Seder,” literally translated from Hebrew, means “order”: A reference to the linear sequence of rituals prescribed during the holiday meal. It’s in that spirit a team of students at Israel’s Technion Institute of Technology created this astonishingly complex Rube Goldberg machine–made, in part, with matzo–to visually relate the Passover story. From the burning bush to (some of) the ten plagues, each element appears in perfect successive order, one after the other.

It all happens pretty fast, so the students, all enrolled in the Technion’s Architecture and Town Planning programs, also created this behind-the-scenes video to explain each individual step of their crazy contraption.
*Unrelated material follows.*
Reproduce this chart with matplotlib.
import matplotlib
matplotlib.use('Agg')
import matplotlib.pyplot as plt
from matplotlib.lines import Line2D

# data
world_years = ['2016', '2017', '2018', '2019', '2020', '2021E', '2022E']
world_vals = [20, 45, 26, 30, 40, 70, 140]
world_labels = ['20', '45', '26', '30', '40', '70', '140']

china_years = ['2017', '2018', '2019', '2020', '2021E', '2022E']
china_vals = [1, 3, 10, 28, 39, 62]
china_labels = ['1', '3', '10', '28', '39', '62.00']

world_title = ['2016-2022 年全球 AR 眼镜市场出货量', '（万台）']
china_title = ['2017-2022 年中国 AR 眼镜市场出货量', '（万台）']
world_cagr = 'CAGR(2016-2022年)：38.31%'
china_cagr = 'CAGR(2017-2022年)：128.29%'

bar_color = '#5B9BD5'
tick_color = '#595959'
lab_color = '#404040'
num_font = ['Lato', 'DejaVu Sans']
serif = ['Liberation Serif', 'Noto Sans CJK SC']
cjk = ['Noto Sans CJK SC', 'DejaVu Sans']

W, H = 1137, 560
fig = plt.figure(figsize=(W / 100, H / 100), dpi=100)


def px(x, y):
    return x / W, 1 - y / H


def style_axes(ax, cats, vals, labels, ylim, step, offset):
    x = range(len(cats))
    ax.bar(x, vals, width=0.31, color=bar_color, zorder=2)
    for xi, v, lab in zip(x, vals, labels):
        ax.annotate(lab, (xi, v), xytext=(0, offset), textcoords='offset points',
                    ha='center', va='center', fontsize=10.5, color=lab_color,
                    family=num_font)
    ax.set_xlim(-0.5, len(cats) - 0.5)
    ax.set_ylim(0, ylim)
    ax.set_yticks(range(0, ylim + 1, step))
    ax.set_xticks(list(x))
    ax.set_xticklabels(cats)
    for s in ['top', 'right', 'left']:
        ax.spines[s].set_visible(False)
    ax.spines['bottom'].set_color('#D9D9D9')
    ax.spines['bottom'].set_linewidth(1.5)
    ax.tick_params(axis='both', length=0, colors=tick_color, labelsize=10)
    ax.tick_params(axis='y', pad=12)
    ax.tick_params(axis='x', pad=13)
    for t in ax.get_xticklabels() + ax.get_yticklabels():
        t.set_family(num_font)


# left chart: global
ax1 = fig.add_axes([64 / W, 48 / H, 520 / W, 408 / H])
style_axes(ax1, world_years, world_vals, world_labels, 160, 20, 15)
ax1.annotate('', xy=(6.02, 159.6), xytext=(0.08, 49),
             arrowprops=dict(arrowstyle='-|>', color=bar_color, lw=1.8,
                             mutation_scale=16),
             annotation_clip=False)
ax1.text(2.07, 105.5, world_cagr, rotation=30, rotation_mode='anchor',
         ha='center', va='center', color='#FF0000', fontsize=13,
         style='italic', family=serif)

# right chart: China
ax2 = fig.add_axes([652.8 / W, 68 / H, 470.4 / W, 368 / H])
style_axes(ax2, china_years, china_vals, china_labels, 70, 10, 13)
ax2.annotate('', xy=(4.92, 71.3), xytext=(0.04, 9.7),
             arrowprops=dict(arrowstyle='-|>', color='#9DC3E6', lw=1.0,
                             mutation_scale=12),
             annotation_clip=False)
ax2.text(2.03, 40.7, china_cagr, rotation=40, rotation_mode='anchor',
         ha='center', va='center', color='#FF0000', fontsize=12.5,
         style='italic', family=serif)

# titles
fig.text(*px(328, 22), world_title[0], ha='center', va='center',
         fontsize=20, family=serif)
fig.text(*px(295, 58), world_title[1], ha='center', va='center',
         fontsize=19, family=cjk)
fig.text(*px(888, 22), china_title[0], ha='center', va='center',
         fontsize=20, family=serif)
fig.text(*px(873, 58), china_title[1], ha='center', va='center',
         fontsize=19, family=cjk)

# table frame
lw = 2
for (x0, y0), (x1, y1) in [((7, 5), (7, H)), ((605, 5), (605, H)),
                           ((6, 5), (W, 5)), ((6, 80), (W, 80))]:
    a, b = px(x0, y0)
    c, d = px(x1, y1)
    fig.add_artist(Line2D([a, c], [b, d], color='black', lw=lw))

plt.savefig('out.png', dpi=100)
As to what the actual Rube Goldberg, himself the son of 19th century Jewish immigrants, would have thought about his titular mechanical style being put to use for a decidedly religious purpose… well, that’s complicated. Goldberg biographer Peter Marzio describes Rube’s secular childhood, explaining:

"The absence of any traditional religious baggage made Rube a free spirit. An objective observer, willing to analyze facts as he found them, creating his own intellectual scheme complete with intricate iconography and wise sayings."

Still, I’d like to think Goldberg would have appreciated the students’ homage to his titular mechanical style, even if he never did develop a taste for Matzo.